Vega could tell he had stopped walking.

  “That’s what he told Stacy. What did my guy get on the McKennas? I didn’t have a chance to look.”

  “A wire transfer—a hundred fifty K, a year ago. They’re still here—Junior and I are about to go in.”

  “We’ve got to talk to Ashley’s father.”

  “Not now,” said Cap. “He’s in Philly, and it’s late. You should come back. Can your guy track the account the money came from?”

  “Probably. I bet the Fed and his boss could too.”

  “They’re dealing with the equipment distributor,” said Cap. Then he paused. “What do you think?”

  “Doesn’t fit,” said Vega, speeding on an empty county road. “None of these people strike me as the human trafficking type.”

  “No,” said Cap. “So is it a better or worse story than that?”

  “You asking me?”

  “If you have the answer, sure.”

  “I don’t have anything,” she said, and she could hear how tired she sounded in the words, her voice breaking on the last. “You should get in there. You’ll know in a minute if they’re hiding something.”

  “Yes, I think we will,” said Cap, sounding distracted. “Look, drive safe but hurry.”

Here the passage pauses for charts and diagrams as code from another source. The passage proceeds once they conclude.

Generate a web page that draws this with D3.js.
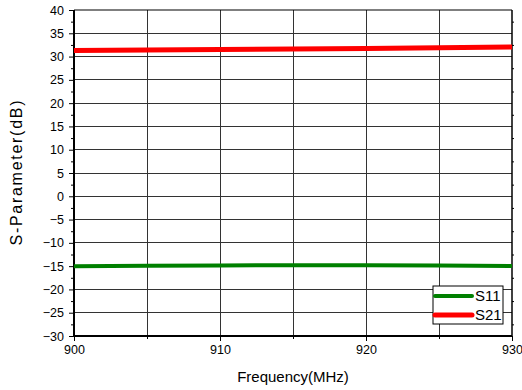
<!DOCTYPE html>
<html>
<head>
<meta charset="utf-8">
<script src="https://cdn.jsdelivr.net/npm/d3@7"></script>
<style>
  html, body { margin: 0; padding: 0; background: #fff; }
  svg { display: block; font-family: Arial, "Liberation Sans", sans-serif; }
</style>
</head>
<body>
<svg id="chart" width="522" height="390"></svg>
<script>
// Frequency sweep (MHz) and measured S-parameters (dB)
const freqs = [900, 905, 910, 915, 920, 925, 930];
const s11 = [-15.0, -14.9, -14.85, -14.8, -14.8, -14.85, -14.95];
const s21 = [31.3, 31.4, 31.5, 31.6, 31.75, 31.9, 32.05];
const seriesNames = ["S11", "S21"];
const seriesColors = ["#008000", "#ff0000"];
const xTicks = [900, 910, 920, 930];
const yTicks = d3.range(-30, 41, 5);

const svg = d3.select("#chart");
const m = { left: 74, right: 10, top: 10, bottom: 54 };
const W = 522, H = 390;
const x = d3.scaleLinear().domain([900, 930]).range([m.left, W - m.right]);
const y = d3.scaleLinear().domain([-30, 40]).range([H - m.bottom, m.top]);
const FONT = "Arial, 'Liberation Sans', sans-serif";

// grid
const grid = svg.append("g").attr("stroke", "#333").attr("stroke-width", 1).attr("shape-rendering", "crispEdges");
grid.selectAll(".gx").data(d3.range(905, 930, 5)).join("line")
  .attr("x1", d => x(d)).attr("x2", d => x(d)).attr("y1", y(-30)).attr("y2", y(40));
grid.selectAll(".gy").data(d3.range(-25, 40, 5)).join("line")
  .attr("y1", d => y(d)).attr("y2", d => y(d)).attr("x1", x(900)).attr("x2", x(930));

// left axis: major + minor ticks
const yAxis = d3.axisLeft(y).tickValues(yTicks).tickSize(5).tickPadding(5).tickFormat(d3.format("d"));
const gy = svg.append("g").attr("transform", `translate(${m.left},0)`).call(yAxis);
gy.selectAll("line").attr("stroke", "#000");
gy.select(".domain").remove();
gy.selectAll("text").attr("font-size", 12.5).attr("fill", "#000").attr("font-family", FONT);
svg.append("g").attr("transform", `translate(${m.left},0)`)
  .call(d3.axisLeft(y).tickValues(d3.range(-27.5, 40, 5)).tickSize(3).tickFormat(""))
  .call(g => g.select(".domain").remove());

// right minor ticks
svg.append("g").attr("transform", `translate(${W - m.right},0)`)
  .call(d3.axisRight(y).tickValues(d3.range(-27.5, 40, 5)).tickSize(2).tickFormat(""))
  .call(g => g.select(".domain").remove());

// bottom axis
const xAxis = d3.axisBottom(x).tickValues(xTicks).tickSize(5).tickPadding(4).tickFormat(d3.format("d"));
const gx = svg.append("g").attr("transform", `translate(0,${y(-30)})`).call(xAxis);
gx.select(".domain").remove();
gx.selectAll("text").attr("font-size", 12.5).attr("fill", "#000").attr("font-family", FONT);
svg.append("g").attr("transform", `translate(0,${y(-30)})`)
  .call(d3.axisBottom(x).tickValues([905, 915, 925]).tickSize(3).tickFormat(""))
  .call(g => g.select(".domain").remove());

// frame
svg.append("line").attr("x1", x(900)).attr("x2", x(930)).attr("y1", y(40)).attr("y2", y(40)).attr("stroke", "#000").attr("stroke-width", 1.2);
svg.append("line").attr("x1", x(930)).attr("x2", x(930)).attr("y1", y(40)).attr("y2", y(-30)).attr("stroke", "#000").attr("stroke-width", 1.5);
svg.append("line").attr("x1", x(900)).attr("x2", x(900)).attr("y1", y(40)).attr("y2", y(-30) + 1).attr("stroke", "#000").attr("stroke-width", 2);
svg.append("line").attr("x1", x(900) - 1).attr("x2", x(930)).attr("y1", y(-30)).attr("y2", y(-30)).attr("stroke", "#000").attr("stroke-width", 2);

// series
const line = d3.line().x((d, i) => x(freqs[i])).y(d => y(d));
const series = [s11, s21];
const widths = [4, 5];
series.forEach((s, k) => {
  svg.append("path").datum(s).attr("d", line).attr("fill", "none")
    .attr("stroke", seriesColors[k]).attr("stroke-width", widths[k]);
});

// legend
const lg = svg.append("g").attr("transform", "translate(433,286)");
lg.append("rect").attr("width", 70).attr("height", 38).attr("fill", "#fff").attr("stroke", "#000").attr("stroke-width", 1);
seriesNames.forEach((n, k) => {
  const yy = 10 + k * 19;
  lg.append("line").attr("x1", 2).attr("x2", 39).attr("y1", yy).attr("y2", yy)
    .attr("stroke", seriesColors[k]).attr("stroke-width", widths[k]).attr("stroke-linecap", "round");
  lg.append("text").attr("x", 42).attr("y", yy + 5).attr("font-size", 15).text(n);
});

// axis titles
svg.append("text").attr("x", (x(900) + x(930)) / 2).attr("y", 382).attr("text-anchor", "middle")
  .attr("font-size", 15).text("Frequency(MHz)");
svg.append("text").attr("transform", `translate(22,${(y(40) + y(-30)) / 2}) rotate(-90)`)
  .attr("text-anchor", "middle").attr("font-size", 16)
  .attr("textLength", 145).attr("lengthAdjust", "spacing").text("S-Parameter(dB)");
</script>
</body>
</html>
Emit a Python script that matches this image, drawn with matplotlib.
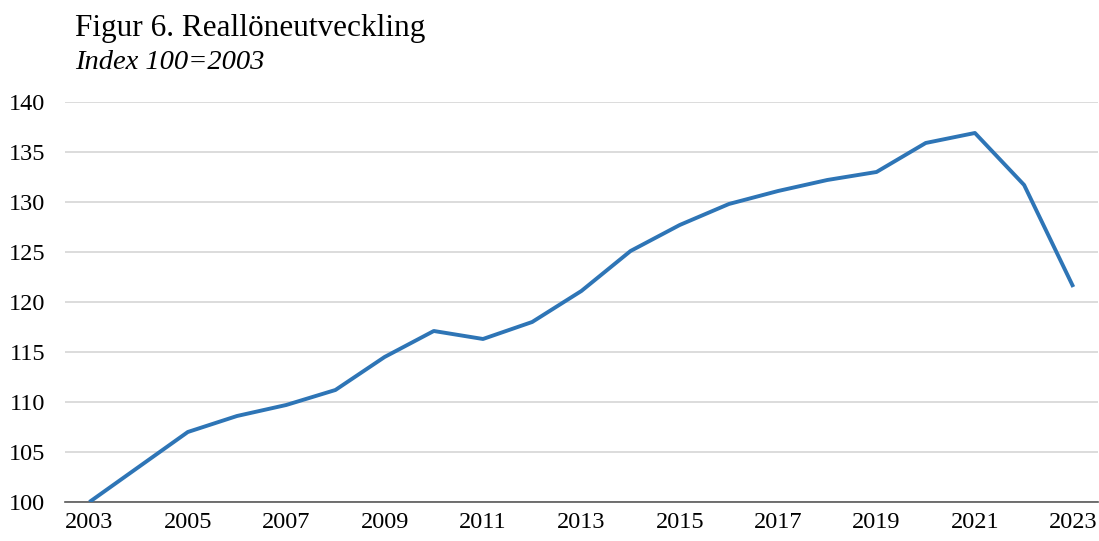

  Vega nodded to herself in the mirror.

  “Yeah, see you soon.”

  She hung up, pulled out the earbud. She merged with a line of cars heading toward the on-ramp of the state route and thought about the money. A hundred fifty thousand plus probably another hundred fifty thousand makes an even three. No missing-persons situation was less shitty when money was involved. It only meant things were worse, not better. Big big big big big Bad, Vega either thought or said aloud; she wasn’t sure. One “big” for every zero.

  18

  Toby McKenna was standing with his broad back to the door at first, hands in his pockets, head down. Erica sat in the chair holding her purse in her lap. Neither of them was doing anything with their phones. When they heard and saw Cap and Junior, Toby turned around and Erica sat up straight. Cap introduced Junior, and they shook hands.